Dolayısıyla hiçbir dayanağı olmayan bir operasyon yaptılar ve bununla şu mesajı vermeye çalışıyorlar: Bakın siz Cumhuriyet Halk Partisinde dahi olsanız eğer bu kimliğe sahipseniz, bu kimliği sahipleniyorsanız, bu kimliğe aitseniz sizi belediye başkanı yaptırmayız. Dolayısıyla bir delil olmadan gözaltına aldılar, tutukladılar ve görevden aldılar. Şimdi iddianameyi hazırlamak için uyduruk, ne olduğu belli olmayan, tamamen hukuka aykırı olarak bir düzen içerisindeler.
Şimdi bir belediye başkanını eğer gözaltına alıyorsanız o zamana kadar kendisiyle ilgili olan iddiaların tümünün delillendirilmesi lazım ve toplanmış olması lazım.
Aradan bir ay geçti, eğer gerçekten hakkında bir iddia varsa, bir iddia başlangıcı varsa yazarsınız bir hafta içerisinde iddianamesini, mahkemeye sunarsınız. Bir arayış içerisine girmezsiniz. Yani biz ilk önce gözaltına alırız, tutuklarız, arkasından delil yaratırız demezsiniz. Ama aradan geçen bu süre, aynı zamanda Ahmet Özer'le ilgili olarak bir delil yaratma, delil oluşturma, sahte işler yapma, hukuka aykırı işler yapma sürecinin de işlediğini gösteriyor.
Şunu ifade etmeliyim: Esenyurt'ta Ahmet Özer her iki Esenyurtludan birinin oyunu aldı!
Şimdi Esenyurt Halkının yüzde 80'i, Ak Parti'ye de MHP'ye de oy veren yurttaşlarımızın da çoğunluğu, Ahmet Özer'in bu şekilde görevden alınmasına karşılar. Bunu mutlaka Adalet ve Kalkınma Partisi de ölçüyor.
Benim onlara seslenişim şu: Bu hukuka aykırılığa son verin. Kayyum meselesi bütün Türkiye'de ve Esenyurt'ta sonuçta bir aidiyet meselesinin zayıflaması demektir aynı zamanda. Ve bütün bu operasyonlar her ne kadar adını tırnak içerisinde terör deseniz bile yurttaşlarımız şunu çok iyi biliyorlar ki, bu aynı zamanda Kürtlerin siyaset yapmasına, kendi kimlikleriyle siyaset yapmasına engel olunmasıdır. Ve Kürt kimliğinin Türkiye'de giderek yok olması için bir mücadelenin adıdır kayyumun atanması aynı şekilde.

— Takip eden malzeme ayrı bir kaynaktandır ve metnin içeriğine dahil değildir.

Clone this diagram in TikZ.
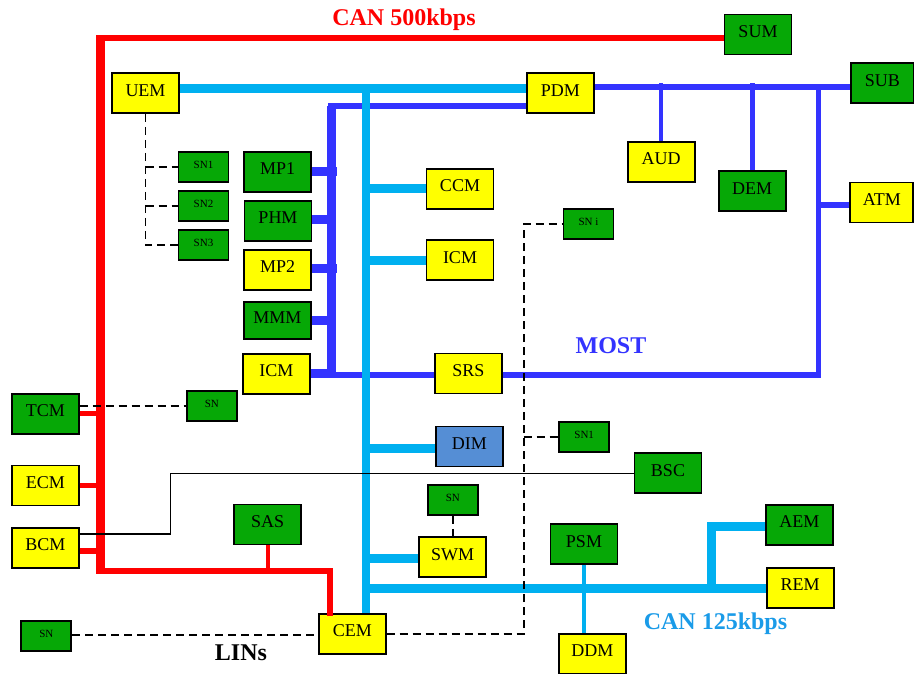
\documentclass[tikz,border=0pt]{standalone}
\usepackage{fontspec}
\setmainfont{Liberation Serif}
\definecolor{cred}{HTML}{FF0000}
\definecolor{ccyan}{HTML}{00B0F0}
\definecolor{cmost}{HTML}{3333FF}
\definecolor{cgreen}{HTML}{06A806}
\definecolor{cyel}{HTML}{FFFF00}
\definecolor{cdim}{HTML}{558ED5}
\definecolor{clab}{HTML}{1A9BE8}
\tikzset{
  ecu/.style={draw=black, line width=1.8pt, inner sep=0pt, minimum width=67pt, minimum height=40pt,
    font=\fontsize{18}{20}\selectfont, text height=12pt, text depth=6pt},
  ecuy/.style={ecu, fill=cyel},
  ecug/.style={ecu, fill=cgreen},
  snbox/.style={draw=black, line width=1.8pt, inner sep=0pt, minimum width=50pt, minimum height=30pt,
    fill=cgreen, font=\fontsize{11}{12}\selectfont, text height=7.5pt, text depth=4pt},
  redbus/.style={draw=cred, line width=5.6pt},
  cyanbus/.style={draw=ccyan, line width=9pt},
  mostbus/.style={draw=cmost, line width=5.8pt},
  mostbox/.style={draw=cmost, line width=9pt},
  lin/.style={draw=black, line width=1.8pt, dash pattern=on 8pt off 5pt},
  wire/.style={draw=black, line width=1.3pt},
  buslabel/.style={font=\bfseries\fontsize{24}{26}\selectfont, inner sep=0pt},
}
\begin{document}
\begin{tikzpicture}[x=1pt, y=-1pt]
\useasboundingbox (0,0) rectangle (914,673);
% nodes
\node[ecuy] (UEM) at (145.5,93) {UEM};
\node[ecug] (SUM) at (758,34.5) {SUM};
\node[ecuy] (PDM) at (560.3,93) {PDM};
\node[ecug, minimum width=63pt] (SUB) at (882.3,83.3) {SUB};
\node[ecuy] (AUD) at (661.2,161.7) {AUD};
\node[ecug] (DEM) at (752.2,191.2) {DEM};
\node[ecuy, minimum width=63pt] (ATM) at (881.8,202.5) {ATM};
\node[snbox] (SNi) at (588.5,224) {SN i};
\node[ecuy] (CCM) at (460,188.7) {CCM};
\node[ecuy] (ICMr) at (460,260.3) {ICM};
\node[ecuy] (SRS) at (468.3,373.5) {SRS};
\node[ecu, fill=cdim] (DIM) at (469.3,446.5) {DIM};
\node[snbox] (SNw) at (452.8,500) {SN};
\node[ecuy] (SWM) at (452.7,557.3) {SWM};
\node[ecuy] (CEM) at (352.3,633.7) {CEM};
\node[snbox] (SNone) at (584.2,436.7) {SN1};
\node[ecug] (PSM) at (584,544.2) {PSM};
\node[ecuy] (DDM) at (592.3,653.7) {DDM};
\node[ecug] (BSC) at (668,473.2) {BSC};
\node[ecug] (AEM) at (799.3,524.8) {AEM};
\node[ecuy] (REM) at (800.2,587.8) {REM};
\node[ecug] (MPone) at (277.7,171.8) {MP1};
\node[ecug] (PHM) at (278,220.7) {PHM};
\node[ecuy] (MPtwo) at (277.7,269.7) {MP2};
\node[ecug, minimum height=37pt] (MMM) at (277.5,320.8) {MMM};
\node[ecuy] (ICMl) at (276.3,373.8) {ICM};
\node[snbox] (SNa) at (203.5,166.8) {SN1};
\node[snbox] (SNb) at (203.5,205.7) {SN2};
\node[snbox] (SNc) at (203.5,245.2) {SN3};
\node[ecug] (TCM) at (45.3,413.7) {TCM};
\node[ecuy] (ECM) at (45.3,485.5) {ECM};
\node[ecuy] (BCM) at (45.3,547.7) {BCM};
\node[snbox] (SNt) at (211.8,406) {SN};
\node[ecug] (SAS) at (267.7,524.5) {SAS};
\node[snbox] (SNl) at (46.3,635.8) {SN};
% labels
\node[buslabel, text=cred] (L500) at (404,20) {CAN 500kbps};
\node[buslabel, text=cmost] (LMOST) at (611,346) {MOST};
\node[buslabel, text=clab] (L125) at (715.5,624) {CAN 125kbps};
\node[buslabel, text=black] (LLIN) at (241,653) {LINs};
% junction coordinates
\coordinate (rTL) at (100.5,37.8);
\coordinate (rBL) at (100.5,571);
\coordinate (rBR) at (329.7,571);
\coordinate (cTop) at (365.8,88);
\coordinate (mTL) at (331.7,105.7);
\coordinate (mBL) at (331.7,375);
\coordinate (mBR) at (818.5,375);
\coordinate (mTR) at (818.5,86.8);
\coordinate (dA) at (523.7,634);
\coordinate (dB) at (523.7,224);
\coordinate (uA) at (145.5,245.2);
\coordinate (bA) at (170.7,534);
\coordinate (bB) at (170.7,473.2);
\coordinate (aJ) at (711.7,588.7);
\coordinate (aK) at (711.7,526);
% CAN 500 (red)
\draw[redbus] ([yshift=-3.3pt]SUM.west) -- (96,37.8);
\draw[cred, line width=8.5pt] (100.5,35) -- (100.5,573.8);
\draw[redbus] (96,571) -- (332.5,571);
\draw[redbus, line cap=rect] (rBR) -- (CEM.north -| rBR);
\draw[cred, line width=4pt] (SAS.south) -- (SAS.south |- rBL);
\draw[cred, line width=5.3pt] (TCM.east) -- (TCM.east -| rTL);
\draw[cred, line width=5.3pt] (ECM.east) -- (ECM.east -| rTL);
\draw[cred, line width=5.3pt] ([yshift=-3.3pt]BCM.east) -- ([yshift=-3.3pt]BCM.east -| rTL);
% MOST (blue)
\draw[mostbus] ([yshift=-12.7pt]PDM.west) -- (327.5,105.7);
\draw[cmost, line width=8.5pt] (mTL) -- (mBL);
\draw[mostbus] (mBL) -- (SRS.west |- mBL);
\draw[mostbus] (SRS.east |- mBR) -- (mBR) -- (mTR);
\draw[mostbus] ([yshift=6.2pt]PDM.east) -- ([yshift=6.2pt]PDM.east -| SUB.west);
\draw[cmost, line width=4.5pt] (661.2,83) -- (AUD.north);
\draw[cmost, line width=4.5pt] (752.5,83) -- (DEM.north -| 752.5,0);
\draw[mostbus] (818.5,204.7) -- (ATM.west |- 0,204.7);
\draw[mostbox] ([yshift=0.8pt]ICMl.east) -- (335.5,373);
\draw[mostbox] (MPone.east) -- (336.7,171.8);
\draw[mostbox] ([yshift=1pt]PHM.east) -- (331.7,219.7);
\draw[mostbox] ([yshift=1pt]MPtwo.east) -- (336.7,268.7);
\draw[mostbox] (MMM.east) -- (331.7,320.8);
% CAN (cyan)
\draw[cyanbus] ([yshift=5pt]UEM.east) -- ([yshift=5pt]PDM.west);
\draw[ccyan, line width=8.3pt] (cTop) -- (CEM.north -| cTop);
\draw[cyanbus] (cTop |- CCM.west) -- (CCM.west);
\draw[cyanbus] (cTop |- ICMr.west) -- (ICMr.west);
\draw[cyanbus] (365.8,448) -- (DIM.west |- 0,448);
\draw[cyanbus] (365.8,558) -- (SWM.west |- 0,558);
\draw[cyanbus] (365.8,588.7) -- (REM.west |- 0,588.7);
\draw[cyanbus] (aJ) -- (aK) -- (AEM.west |- aK);
\draw[ccyan, line width=4pt] (PSM.south) -- (DDM.north -| PSM.south);
% wires and LIN (black)
\draw[wire] ([yshift=13.7pt]BCM.east) -- (bA) -- (bB) -- (BSC.west);
\draw[lin] (UEM.south) -- (uA) -- (SNc.west);
\draw[lin] (UEM.south |- SNa.west) -- (SNa.west);
\draw[lin] (UEM.south |- SNb.west) -- (SNb.west);
\draw[lin] (TCM.east |- SNt.west) -- (SNt.west);
\draw[lin] ([yshift=1pt]SNl.east) -- ([yshift=1pt]SNl.east -| CEM.west);
\draw[lin] (CEM.east |- dA) -- (dA) -- (dB) -- (SNi.west);
\draw[lin] (dA |- SNone.west) -- (SNone.west);
\draw[lin] (SNw.south) -- (SWM.north -| SNw.south);
\end{tikzpicture}
\end{document}
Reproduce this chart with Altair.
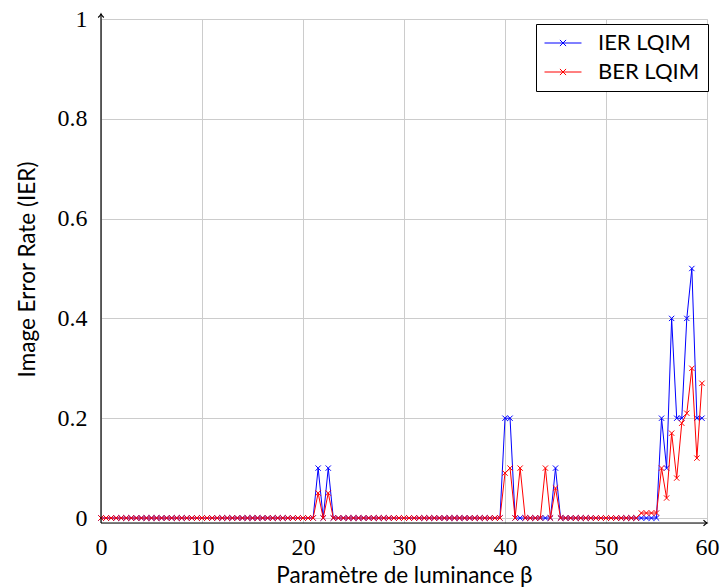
import altair as alt
import pandas as pd

# x values: luminance parameter beta (step 0.5)
beta = [
    0.0, 0.5, 1.0, 1.5, 2.0, 2.5, 3.0, 3.5, 4.0, 4.5, 5.0, 5.5, 6.0, 6.5, 7.0, 7.5, 8.0, 8.5, 9.0, 9.5,
    10.0, 10.5, 11.0, 11.5, 12.0, 12.5, 13.0, 13.5, 14.0, 14.5, 15.0, 15.5, 16.0, 16.5, 17.0, 17.5, 18.0, 18.5, 19.0, 19.5,
    20.0, 20.5, 21.0, 21.5, 22.0, 22.5, 23.0, 23.5, 24.0, 24.5, 25.0, 25.5, 26.0, 26.5, 27.0, 27.5, 28.0, 28.5, 29.0, 29.5,
    30.0, 30.5, 31.0, 31.5, 32.0, 32.5, 33.0, 33.5, 34.0, 34.5, 35.0, 35.5, 36.0, 36.5, 37.0, 37.5, 38.0, 38.5, 39.0, 39.5,
    40.0, 40.5, 41.0, 41.5, 42.0, 42.5, 43.0, 43.5, 44.0, 44.5, 45.0, 45.5, 46.0, 46.5, 47.0, 47.5, 48.0, 48.5, 49.0, 49.5,
    50.0, 50.5, 51.0, 51.5, 52.0, 52.5, 53.0, 53.5, 54.0, 54.5, 55.0, 55.5, 56.0, 56.5, 57.0, 57.5, 58.0, 58.5, 59.0, 59.5,
]

ier = [
    0, 0, 0, 0, 0, 0, 0, 0, 0, 0, 0, 0, 0, 0, 0, 0, 0, 0, 0, 0,
    0, 0, 0, 0, 0, 0, 0, 0, 0, 0, 0, 0, 0, 0, 0, 0, 0, 0, 0, 0,
    0, 0, 0, 0.1, 0, 0.1, 0, 0, 0, 0, 0, 0, 0, 0, 0, 0, 0, 0, 0, 0,
    0, 0, 0, 0, 0, 0, 0, 0, 0, 0, 0, 0, 0, 0, 0, 0, 0, 0, 0, 0,
    0.2, 0.2, 0, 0, 0, 0, 0, 0, 0, 0, 0.1, 0, 0, 0, 0, 0, 0, 0, 0, 0,
    0, 0, 0, 0, 0, 0, 0, 0, 0, 0, 0, 0.2, 0.1, 0.4, 0.2, 0.2, 0.4, 0.5, 0.2, 0.2,
]

ber = [
    0, 0, 0, 0, 0, 0, 0, 0, 0, 0, 0, 0, 0, 0, 0, 0, 0, 0, 0, 0,
    0, 0, 0, 0, 0, 0, 0, 0, 0, 0, 0, 0, 0, 0, 0, 0, 0, 0, 0, 0,
    0, 0, 0, 0.05, 0, 0.05, 0, 0, 0, 0, 0, 0, 0, 0, 0, 0, 0, 0, 0, 0,
    0, 0, 0, 0, 0, 0, 0, 0, 0, 0, 0, 0, 0, 0, 0, 0, 0, 0, 0, 0,
    0.09, 0.1, 0, 0.1, 0, 0, 0, 0, 0.1, 0, 0.06, 0, 0, 0, 0, 0, 0, 0, 0, 0,
    0, 0, 0, 0, 0, 0, 0, 0.01, 0.01, 0.01, 0.01, 0.1, 0.04, 0.17, 0.08, 0.19, 0.21, 0.30, 0.12, 0.27,
]

series_names = ["IER LQIM", "BER LQIM"]
series_colors = ["#0000ff", "#ff0000"]
x_ticks = [0, 10, 20, 30, 40, 50, 60]
y_ticks = [0, 0.2, 0.4, 0.6, 0.8, 1]

df = pd.DataFrame({"beta": beta, "IER LQIM": ier, "BER LQIM": ber})
long = df.melt("beta", var_name="serie", value_name="val")

SERIF = "Liberation Serif"
SANS = "Lato"

xs = alt.Scale(domain=[0, 60], nice=False, zero=False)
ys = alt.Scale(domain=[-0.01, 1], nice=False, zero=False)

x_axis = alt.Axis(
    values=x_ticks, grid=True, gridColor="#cccccc", gridWidth=1, domain=False, ticks=False,
    labelFont=SERIF, labelFontSize=24, labelColor="black", labelPadding=12, labelFlush=False,
    labelBaseline="top",
    title="Paramètre de luminance β", titleFont=SANS, titleFontSize=22.5, titleFontWeight="normal",
    titleColor="black", titleBaseline="middle", titleY=52,
)
y_axis = alt.Axis(
    values=y_ticks, format="~g", grid=True, gridColor="#cccccc", gridWidth=1, domain=False, ticks=False,
    labelFont=SERIF, labelFontSize=24, labelColor="black", labelPadding=14, labelFlush=False,
    title="Image Error Rate (IER)", titleFont=SANS, titleFontSize=22.5, titleFontWeight="normal",
    titleColor="black", titleBaseline="middle", titleX=-74, titleY=250, titleAngle=270,
)

legend_symbol = "M-3,0L3,0M-0.5,-0.5L0.5,0.5M-0.5,0.5L0.5,-0.5"
legend = alt.Legend(
    title=None, orient="none", legendX=435, legendY=5,
    symbolType=legend_symbol, symbolSize=152, symbolStrokeWidth=1, symbolOffset=8,
    labelFont=SANS, labelFontSize=22, labelColor="black", labelOffset=24,
    rowPadding=7, padding=8, strokeColor="black", fillColor="white", cornerRadius=0,
)
color = alt.Color("serie:N", scale=alt.Scale(domain=series_names, range=series_colors), legend=legend)

cross = "M-1,-1L1,1M-1,1L1,-1"

layers = []
for name in series_names:
    base = alt.Chart(long).transform_filter(alt.datum.serie == name)
    enc = dict(
        x=alt.X("beta:Q", scale=xs, axis=x_axis),
        y=alt.Y("val:Q", scale=ys, axis=y_axis),
        color=color,
    )
    layers.append(base.mark_line(strokeWidth=1).encode(**enc))
    layers.append(base.mark_point(shape=cross, size=28, filled=False, strokeWidth=1, opacity=1).encode(**enc))

# axis lines with arrows (pgfplots "axis lines=left")
xline_df = pd.DataFrame({"x": [0], "x2": [60], "y": [-0.01]})
yline_df = pd.DataFrame({"x": [0], "y": [-0.01], "y2": [1.01]})
x_line = alt.Chart(xline_df).mark_rule(color="black", strokeWidth=1.2).encode(
    x=alt.X("x:Q", scale=xs), x2="x2:Q", y=alt.Y("y:Q", scale=ys))
y_line = alt.Chart(yline_df).mark_rule(color="black", strokeWidth=1.2).encode(
    x=alt.X("x:Q", scale=xs), y=alt.Y("y:Q", scale=ys), y2="y2:Q")

arrow = "M-1,-0.8Q-0.35,-0.15,0,0Q-0.35,0.15,-1,0.8"
arr_df = pd.DataFrame({"x": [60, 0], "y": [-0.01, 1.01], "ang": [0, 270]})
arrows = alt.Chart(arr_df).mark_point(shape=arrow, size=49, filled=False, color="black",
                                       strokeWidth=1.2, opacity=1).encode(
    x=alt.X("x:Q", scale=xs), y=alt.Y("y:Q", scale=ys), angle=alt.Angle("ang:Q", scale=None))

chart = alt.layer(*layers, x_line, y_line, arrows).properties(
    width=606, height=504,
    autosize=alt.AutoSizeParams(type="none"),
    padding={"left": 101, "top": 19, "right": 14, "bottom": 64},
).configure_view(stroke=None).configure(background="white")

chart.save("out.html", embed_options={"renderer": "svg", "actions": False})
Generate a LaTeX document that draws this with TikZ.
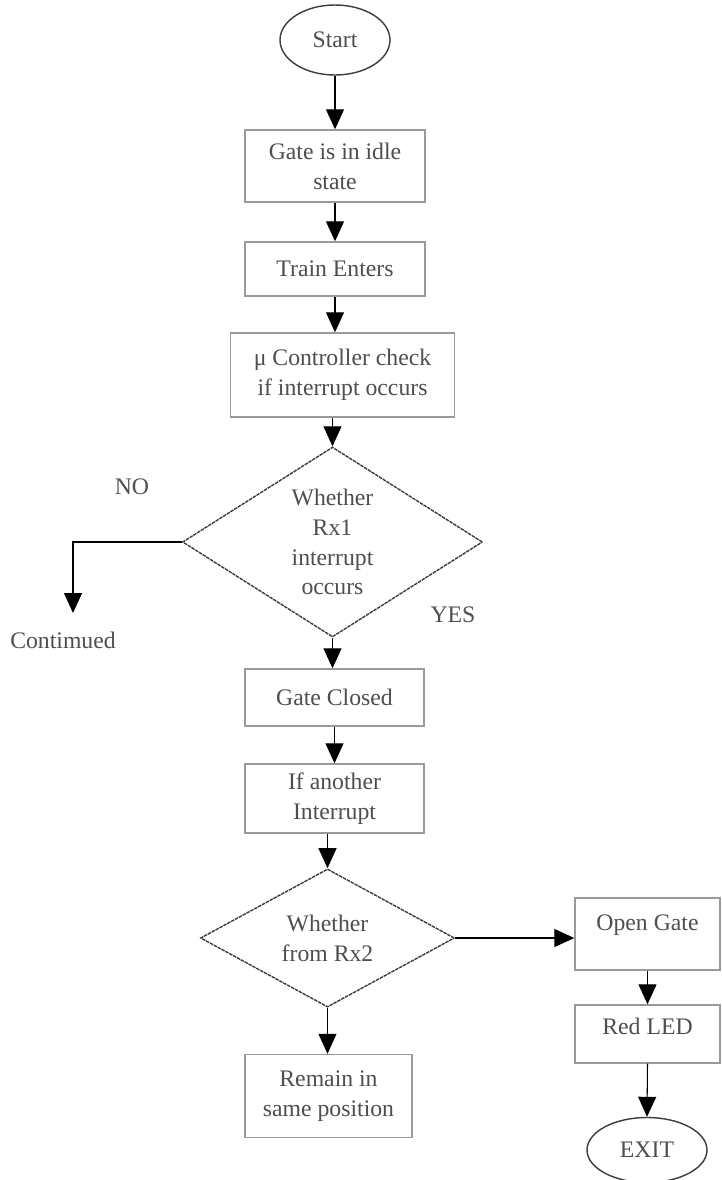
\documentclass[tikz,border=0pt]{standalone}
\usepackage{fontspec}
\setmainfont{Liberation Serif}
\usepackage{tikz}
\usetikzlibrary{arrows.meta,positioning,calc,shapes.geometric}
\definecolor{boxline}{HTML}{9A9A9A}
\definecolor{darkline}{HTML}{3C3C3C}
\definecolor{txtgray}{HTML}{4E4E4E}
\tikzset{
  % Process boxes
  procbox/.style={draw=boxline,thick,fill=white,align=center,inner sep=2pt,
                  font=\fontsize{13.5}{17}\selectfont,text=txtgray},
  % Decisions
  decision/.style={draw=darkline,thick,dashed,dash pattern=on 2pt off 0.5pt,diamond,
                   inner sep=0pt,align=center,font=\fontsize{13.5}{17}\selectfont,text=txtgray},
  % Start / exit
  terminal/.style={draw=darkline,thick,ellipse,inner sep=0pt,
                   font=\fontsize{13.5}{17}\selectfont,text=txtgray},
  % Connectors & labels
  fl/.style={-{Triangle[length=4mm,width=3.6mm]},black,semithick},
  fllb/.style={font=\fontsize{13.5}{17}\selectfont,text=txtgray,inner sep=1pt}
}
\begin{document}
\begin{tikzpicture}
  \useasboundingbox (0,0) rectangle (14.42,-23.6);

  \node[terminal,minimum width=2.2cm,minimum height=1.4cm] (start) at (6.7,-0.8) {Start};
  \node[procbox,minimum width=3.6cm,minimum height=1.44cm] (idle) at (6.7,-3.32) {Gate is in idle\\state};
  \node[procbox,minimum width=3.6cm,minimum height=1.08cm] (enter) at (6.7,-5.38) {Train Enters};
  \node[procbox,minimum width=4.48cm,minimum height=1.68cm] (check) at (6.85,-7.5) {μ Controller check\\if interrupt occurs};
  \node[decision,minimum width=6.0cm,minimum height=3.8cm] (rx1) at (6.65,-10.84) {Whether\\Rx1\\interrupt\\occurs};
  \node[procbox,minimum width=3.58cm,minimum height=1.14cm] (closed) at (6.69,-13.95) {Gate Closed};
  \node[procbox,minimum width=3.58cm,minimum height=1.38cm] (another) at (6.69,-15.97) {If another\\Interrupt};
  \node[decision,minimum width=5.08cm,minimum height=2.72cm] (rx2) at (6.55,-18.76) {Whether\\from Rx2};
  \node[procbox,minimum width=3.34cm,minimum height=1.66cm] (remain) at (6.57,-21.92) {Remain in\\same position};
  \node[procbox,minimum width=2.9cm,minimum height=1.44cm,text depth=0.45cm] (open) at (12.95,-18.68) {Open Gate};
  \node[procbox,minimum width=2.9cm,minimum height=1.16cm,text depth=0.3cm] (led) at (12.95,-20.68) {Red LED};
  \node[terminal,minimum width=2.4cm,minimum height=1.3cm] (exit) at (12.94,-23.0) {EXIT};

  % branch labels
  \node[fllb] (no) at (2.64,-9.74) {NO};
  \node[fllb] (yes) at (9.06,-12.3) {YES};
  \node[fllb] (cont) at (1.26,-12.8) {Contimued};
  \coordinate (noend) at (1.46,-12.26);

  % main column
  \draw[fl] (start.south) -- (start.south |- idle.north);
  \draw[fl] (idle.south) -- (idle.south |- enter.north);
  \draw[fl] (enter.south) -- (enter.south |- check.north);
  \draw[fl] (check.south -| rx1.north) -- (rx1.north);
  \draw[fl] (rx1.south) -- (rx1.south |- closed.north);
  \draw[fl] (closed.south) -- (closed.south |- another.north);
  \draw[fl] (another.south -| rx2.north) -- (rx2.north);
  \draw[fl] (rx2.south) -- (rx2.south |- remain.north);

  % NO branch
  \draw[fl] (rx1.west) -| (noend);

  % Rx2 -> open gate -> LED -> exit
  \draw[fl] (rx2.east) -- (rx2.east -| open.west);
  \draw[fl] (open.south) -- (led.north);
  \draw[fl] (led.south) -- (exit.north);
\end{tikzpicture}
\end{document}
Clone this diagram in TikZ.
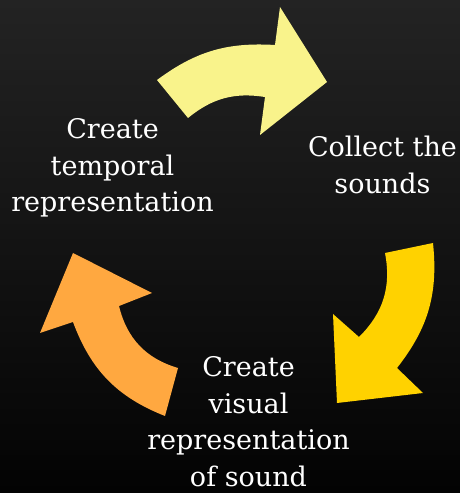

Bunlara son verin. Eğer gerçekten toplumsal barış istiyorsanız ve bu barışın bir an evvel gerçekleşmesini istiyorsanız bu uygulamadan vazgeçmelisiniz.
Ben Ahmet Özer'i ziyaret ettim. Bir kez daha ifade ediyorum. Bu hukuksuzluklara Ahmet Özer'in şahsında bütün belediye başkanları bakımından son verilmesi lazım ve yenisinin olmaması lazım. Bütün bu işler Türkiye'nin toplumsal barışına, adalete hizmet etmiyor ve etmeyecek.